The report concludes with cautionary statements that serve as a reminder for current day Baltimore moving forward toward some sort of progress.

“Referring to the reports of earlier riot commissions, [Dr. Kenneth B. Clark] said: I read that report. . . of the 1919 riot in Chicago, and it is as if I were reading the report of the investigating committee on the Harlem riot of ’35, the report of the investigating committee on the Harlem riot of ’43, the report of the McCone Commission on the Watts riot. I must again in candor say to you members of this Commission — it is a kind of Alice in Wonderland — with the same moving picture re-shown over and over again, the same analysis, the same recommendations, and the same inaction.”

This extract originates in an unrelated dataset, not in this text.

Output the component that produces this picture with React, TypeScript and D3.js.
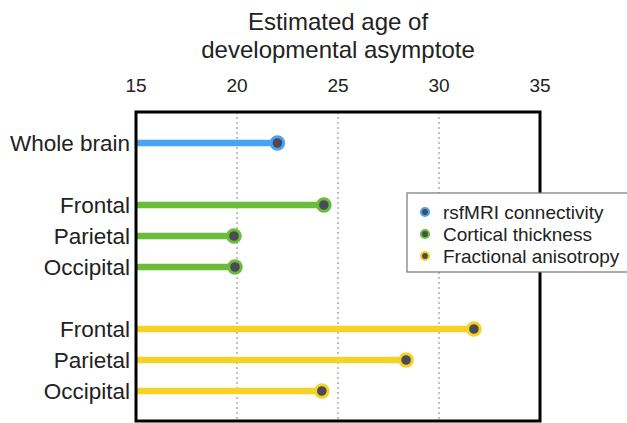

I condemn the violence of incompetent police officers against Freddie Gray and many others; I also condemn the violence of ruffians against dutiful police officers, local people, and businesses. Although progress has been made over the last decades, the legacy of racial discrimination still exists. Today, however, the conversation on Baltimore has been diverted from the causes of the violence, unnecessarily politicized, and overly focused on the word ‘thug’. More work needs to be done for more progress to be made. This progress, however, will come only when society starts acknowledging the history of discrimination, having critical conversations about these issues, and working together to remedy the problems for the long term.